Madam Cocaina:A Queen Pin's Story 3

By: Fatima Munroe

Josefine and Jose joined them in the kitchen at the house in Villa Gesell, back from playing with DJ and Dayla. Deonte and Phoebe sent them to Argentina to spend the summers with my aunt for the past two years. “What’s for dinner?” Josefine asked as she crept under Valentina’s arm. “Shrimp and lulos? Yay!”

“There’s risotto too, Josefina,” Valentina smiled as she pinched my baby girl’s cheek.

“Tia Valentina, Mommy is Josefina. I’m Josefine,” she said as her little lip trembled and her big hazel eyes began to fill with tears. Valentina wiped her hands on her apron and swooped my baby up in her arms, giving her a big kiss as she wiped her face.

“You’re right baby girl, I’m sorry. But you’re just as beautiful as your mother, sometimes Tia Valentina forgets. Do you forgive me sweetheart?” I watched with longing as Josefine slowly nodded her head up and down. “Good. Now you children go outside and play while Tia finishes dinner, ok?”

The kids all jumped up and ran outside, except Josefine, who slowly dragged her feet out the room. Once she was sure the children were outside, Valentina broke down and cried; I watched as her body shook with sorrow. “Why? Why Josefina? Oh God,” she whispered to her hands cupped to her face.


Deonte and Phoebe sat in a board meeting and thanked my corporate team for yet another phenomenal year. Josef sold his interest in the company to Deonte when he moved into my position as El Serpientè, El Rey es Columbia. Niyah shared with him the chemical mix for Ju-Ju dust, and they continued to manufacture the drug and sold it to the cartels. After we deaded Roberto and put Manuel in place, the rest of South America was content with just getting money. For the first time since I’d been named Madam Cocaina, I didn’t have any enemies. Too bad I wasn’t around to enjoy the feeling.

I’m sure you’d like to know what happened that day at the house in California. Montrell shot me in the head and I died instantly. Josef got to my house two minutes too late; by the time he got there, Montrell was still crying and rocking my body with his pistol at his head, apologizing for his actions. Of course when Muerte saw that, he shot Montrell between the eyes. Once he got my babies and my aunt to his car and safely out of sight, he came back in the house with a machine gun and emptied 320 rounds in my husband’s dead body. The coroner’s report outlined each bullet plus the 55 stab wounds to his body. Of course, Josef got the fuck out of the US afterwards, and Monte had a closed casket funeral.

Me on the other hand, I was buried on the land of my ancestors; right between Papi and my Abuela, surrounded by Alejandro and Abuelo in Colombia. I would’ve preferred to be buried in Villa Gesell so my babies had more access to me, but with them being raised by my aunts and my brother, well I was ok with that too.
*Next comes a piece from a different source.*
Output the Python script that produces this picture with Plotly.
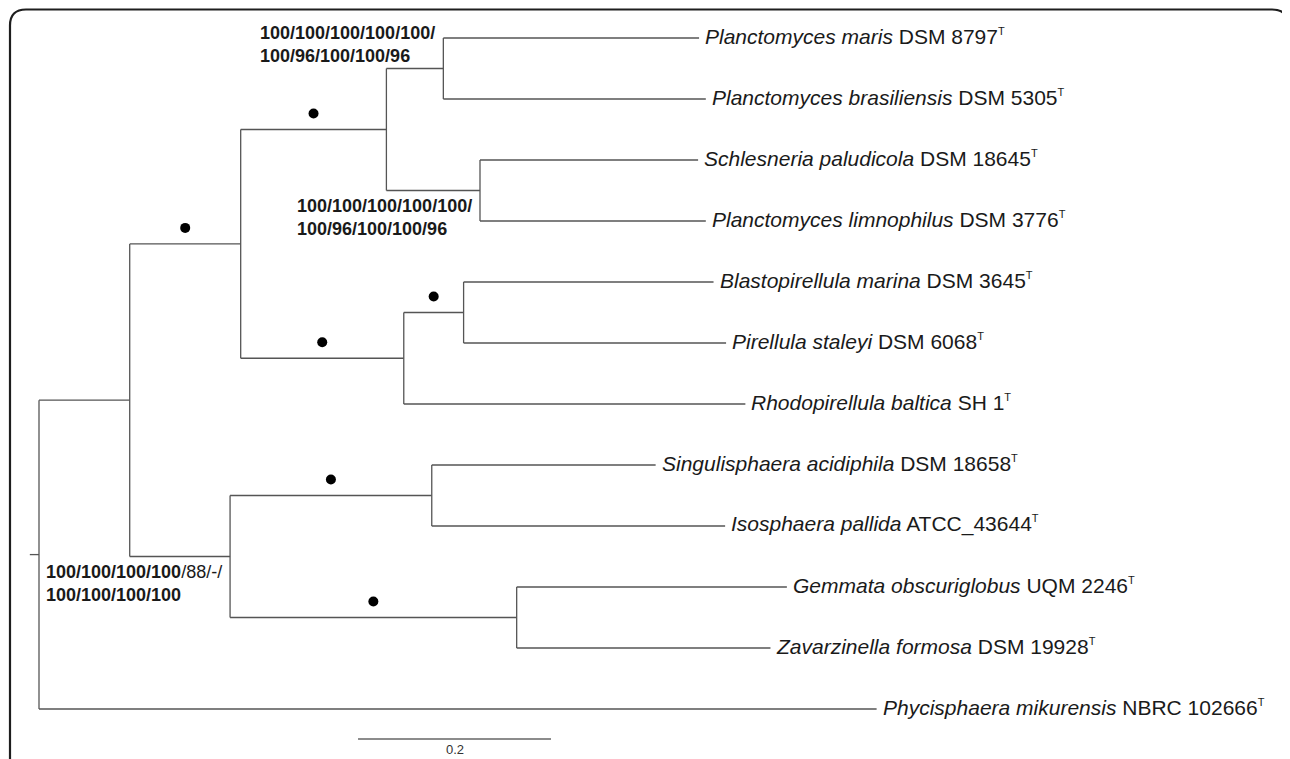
import plotly.graph_objects as go

# ---------------- data ----------------
# tree: node name, parent, branch length (substitutions per site)
node_names = ["A", "B", "C", "D", "maris", "brasil", "E", "schles", "limno",
              "F", "G", "blasto", "pirell", "rhodo",
              "H", "I", "singul", "iso", "J", "gemmata", "zavar", "phycis"]
node_parent = ["root", "A", "B", "C", "D", "D", "C", "E", "E",
               "B", "F", "G", "G", "F",
               "A", "H", "I", "I", "H", "J", "J", "root"]
branch_len = [0.094, 0.115, 0.151, 0.059, 0.265, 0.272, 0.097, 0.226, 0.234,
              0.169, 0.062, 0.259, 0.272, 0.354,
              0.104, 0.209, 0.232, 0.304, 0.297, 0.280, 0.263, 0.868]

# leaves in display order (top to bottom) and their labels
leaf_order = ["maris", "brasil", "schles", "limno", "blasto", "pirell", "rhodo",
              "singul", "iso", "gemmata", "zavar", "phycis"]
leaf_species = ["Planctomyces maris", "Planctomyces brasiliensis", "Schlesneria paludicola",
                "Planctomyces limnophilus", "Blastopirellula marina", "Pirellula staleyi",
                "Rhodopirellula baltica", "Singulisphaera acidiphila", "Isosphaera pallida",
                "Gemmata obscuriglobus", "Zavarzinella formosa", "Phycisphaera mikurensis"]
leaf_strain = ["DSM 8797", "DSM 5305", "DSM 18645", "DSM 3776", "DSM 3645", "DSM 6068",
               "SH 1", "DSM 18658", "ATCC_43644", "UQM 2246", "DSM 19928", "NBRC 102666"]

# nodes with full support (filled circle on the branch leading to them)
dot_nodes = ["C", "B", "F", "G", "I", "J"]

# bootstrap labels
support_nodes = ["D", "E", "H"]
support_text = ["<b>100/100/100/100/100/<br>100/96/100/100/96</b>",
                "<b>100/100/100/100/100/<br>100/96/100/100/96</b>",
                "<b>100/100/100/100</b>/88/-/<br><b>100/100/100/100</b>"]
support_side = ["above", "below", "below"]

scale_value = 0.2
scale_label = "0.2"

# ---------------- layout of the tree ----------------
parent = dict(zip(node_names, node_parent))
blen = dict(zip(node_names, branch_len))
children = {}
for n, p in zip(node_names, node_parent):
    children.setdefault(p, []).append(n)

depth = {"root": 0.0}
def get_depth(n):
    if n not in depth:
        depth[n] = get_depth(parent[n]) + blen[n]
    return depth[n]
for n in node_names:
    get_depth(n)

ypos = {leaf: i for i, leaf in enumerate(leaf_order)}
def get_y(n):
    if n not in ypos:
        ys = [get_y(c) for c in children[n]]
        ypos[n] = (min(ys) + max(ys)) / 2
    return ypos[n]
get_y("root")

xs, ys = [], []
for n in node_names:
    xs += [depth[parent[n]], depth[n], None]
    ys += [ypos[n], ypos[n], None]
for n, ch in children.items():
    cy = [ypos[c] for c in ch]
    xs += [depth[n], depth[n], None]
    ys += [min(cy), max(cy), None]
# root stub
xs += [-0.0095, 0, None]
ys += [ypos["root"], ypos["root"], None]

# the page body has an 8px margin: the figure is drawn 8px smaller and shifted
OFF = 8
W, H = 1290 - OFF, 759 - OFF
PX = 965.0          # pixels per unit
ROW = 61.0          # pixels per leaf row
x0_px, y0_px = 39.0 - OFF, 38.0 - OFF
x_range = [-x0_px / PX, (W - x0_px) / PX]
y_range = [(H - y0_px) / ROW, -y0_px / ROW]

line_col = "#555555"
fig = go.Figure()
fig.add_trace(go.Scatter(x=xs, y=ys, mode="lines",
                         line=dict(color=line_col, width=1.3),
                         hoverinfo="skip", showlegend=False))

# dots at branch midpoints, slightly above
dot_x = [(depth[parent[n]] + depth[n]) / 2 for n in dot_nodes]
dot_y = [ypos[n] - 16 / ROW for n in dot_nodes]
fig.add_trace(go.Scatter(x=dot_x, y=dot_y, mode="markers",
                         marker=dict(color="black", size=10),
                         hoverinfo="skip", showlegend=False))

# scale bar
sb_x0 = 0.3306
sb_y = 11.49
fig.add_trace(go.Scatter(x=[sb_x0, sb_x0 + scale_value], y=[sb_y, sb_y], mode="lines",
                         line=dict(color="#666666", width=1.5),
                         hoverinfo="skip", showlegend=False))

annotations = []
FONT = "Liberation Sans, Arial, sans-serif"
for leaf, sp, st in zip(leaf_order, leaf_species, leaf_strain):
    annotations.append(dict(
        x=depth[leaf], y=ypos[leaf], xref="x", yref="y",
        text=f"<i>{sp}</i> {st}<sup><span style='font-size:11px'>T</span></sup>",
        showarrow=False,
        xanchor="left", yanchor="middle", xshift=4, yshift=2,
        font=dict(family=FONT, size=21, color="#1a1a1a")))

for n, t, side in zip(support_nodes, support_text, support_side):
    annotations.append(dict(
        x=depth[n], y=ypos[n], xref="x", yref="y", text=t, showarrow=False,
        xanchor="right", align="left",
        yanchor="bottom" if side == "above" else "top",
        xshift=-6, yshift=0 if side == "above" else -3,
        font=dict(family=FONT, size=18, color="#1a1a1a")))

annotations.append(dict(
    x=sb_x0 + scale_value / 2, y=sb_y, xref="x", yref="y", text=scale_label,
    showarrow=False, xanchor="center", yanchor="top", yshift=-1,
    font=dict(family=FONT, size=13, color="#333333")))

# rounded frame (decoration), in pixel -> paper coords
def px(x): return x / W
def py(y): return 1 - y / H
fl, ft, fr = 10 - OFF, 9.5 - OFF, 1288 - OFF
frame_path = (f"M {px(fl)},{py(H + 5)} L {px(fl)},{py(ft + 16)} "
              f"Q {px(fl)},{py(ft)} {px(fl + 16)},{py(ft)} "
              f"L {px(fr - 16)},{py(ft)} Q {px(fr)},{py(ft)} {px(fr)},{py(ft + 16)} "
              f"L {px(fr)},{py(H + 5)}")

fig.update_layout(
    width=W, height=H,
    margin=dict(l=0, r=0, t=0, b=0),
    paper_bgcolor="white", plot_bgcolor="white",
    xaxis=dict(range=x_range, visible=False, showgrid=False, zeroline=False, fixedrange=True),
    yaxis=dict(range=y_range, visible=False, showgrid=False, zeroline=False, fixedrange=True),
    annotations=annotations,
    shapes=[dict(type="path", path=frame_path, xref="paper", yref="paper",
                 line=dict(color="#1e1e1e", width=2.2))],
    showlegend=False,
)

fig.write_html("out.html")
My baby was given an intimate ceremony, strictly for family only. And no, he wasn’t Montrell’s; I was pregnant with Terrance’s baby. I was initially upset about how he handled me in Philly, but you find out a lot of stuff after it’s too late. Montrell put the word out in Jersey that Tee was trying to kill me and put a price on his head. Tee was kidnapped by someone looking to collect the $1.5 million bounty, and when they called Montrell to collect, he didn’t answer the phone.

When we met up with him in Philly, he had just been released, but whoever his kidnappers were told him why he’d been snatched up. Tee wanted to be with me, especially with me being pregnant with his first child. He just wanted me to divorce Montrell so that we could live in peace, but he knew as long as Montrell was alive he’d never let me go. Tee went against his heart and did what he felt was best: let me go. His thinking was that if I came back, we could’ve been great. It tore him up when Josef called him and gave him the bad news, especially after he had a DNA test done on the fetus. He sat in the front row at the baby’s ceremony.

As I watched over my family from heaven, I felt a comforting presence behind me. I turned around and it was my Papi. “Ju-Ju, you can’t spend eternity torturing yourself like this,” his voice sang gently in my ear.

“I know. I just want to see them one more time.”

“I wish you would’ve listened to me,” he said as his voice moved away from me. As I watched my babies growing up from afar, Papi’s voice echoed in my ears:

As soon as you flip that first pack as soon as you start carrying that gun for protection, you’re putting your life at risk, You’re opening yourself up for every rival, crackhead, or hitman to potentially blow your head off like you’re a piece of shit.

Even though Papi never said that my husband could possibly be that person, I should’ve known. I should’ve listened.